MFCC is based on the human auditory system's response to audio and is effective for capturing spectral features, such as the shape of the vocal tract. It offers advantages like dimensionality reduction, robustness to noise, and computational efficiency. However, it cannot capture finer temporal differences like pitch effectively.
Spectrograms provide a visual representation of the frequency content of an audio signal over time, capturing both temporal and spectral information. While they are suitable for tasks requiring detailed analysis of audio features, such as accent classification and music genre classification, they can be computationally expensive and require careful hyperparameter tuning.
The dataset consists of audio recordings of speakers from different countries with diverse accents. Our focus is on Indian and British accents, comprising 742 recordings speaking the same passage. We extracted 13 MFCCs across windowed timestamps to generate feature matrices and compressed information by taking row-wise averages to obtain feature vectors.
We experimented with simple linear models and 1-D Convolutional layers to capture contextual information. Batch Normalization and Dropout were applied to ensure steady training and prevent overfitting. The model was compiled with Cross Entropy Loss and Adam optimizer.
The best model consisted of 4 convolutional layers followed by Global Average Pooling and then 3 Dense layers. It was trained in batches of 32 for 1000 epochs. Out-of-sample metrics showed Precision: 91%, Recall: 86%, and Accuracy: 88%. However, the model struggled to capture finer nuances in accents.
MFCCs capture high-level vocal tract information but may not capture subtle pitch and frequency changes crucial for accent classification. Spectrograms, on the other hand, represent audio signals in the time-frequency domain, capturing both temporal and spectral features simultaneously.
We experimented with various hyperparameters and applied the Hanning algorithm to obtain windows for applying Short-Time Fourier Transform (STFT). The resulting matrices were padded with zeros to have inputs of the same size.

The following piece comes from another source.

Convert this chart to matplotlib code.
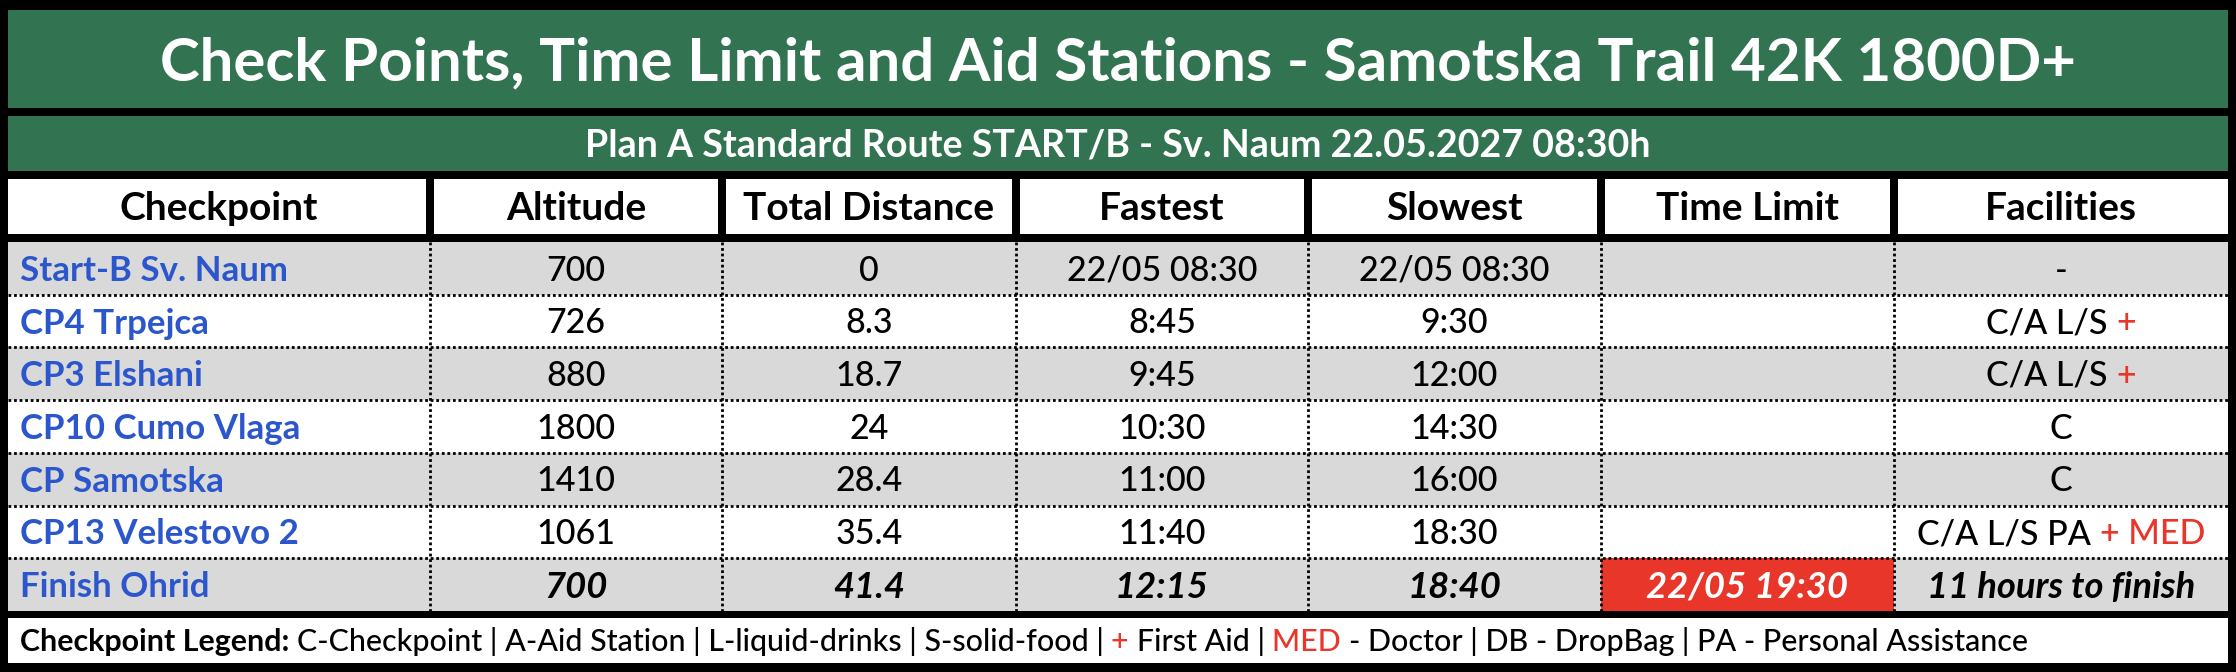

We used the same model architecture as in Task 1 but replaced the 1D layers with 2D layers. MaxPooling was introduced at each layer to reduce the size of feature maps. Out-of-sample metrics showed significant improvement, with Precision: 97.68%, Recall: 98.13%, and Accuracy: 97.97%.
The models from tasks 1 and 2 can be found here: https://drive.google.com/drive/folders/1KiCExKPAuZQkq_pJk8Z4Zkp8aChIUJUG?usp=drive_link
Accent conversion involves compressing input audio into a latent space and reconstructing it back to the target domain. Autoencoder frameworks or CNN+LSTMs were considered suitable for this task.
We extracted 26 MFCCs for higher representation and padded the matrices with zeros. The data were normalized to reduce overhead, and mean and variances were stored.
The core training ideas remained the same, with additional normalization of inputs for smoother training. We experimented with different loss functions and model architectures, ultimately choosing a model with an encoder-decoder architecture and a latent embedding.
The model showed improvement in learning, but reconstruction showed smoothening of features. We replaced the vanilla loss functions with an adversarial loss and introduced skip connections to improve model performance.
The fitted models can be found here: https://drive.google.com/drive/folders/1fw_jzfGO1EGIi5sBgzBfshq8ZEMcMWj4?usp=drive_link
While significant improvements were achieved, further enhancements are possible by exploring additional datasets, deeper architectures, and higher sampling rates. Transfer learning on audio data could also be explored for faster and powerful latent representations.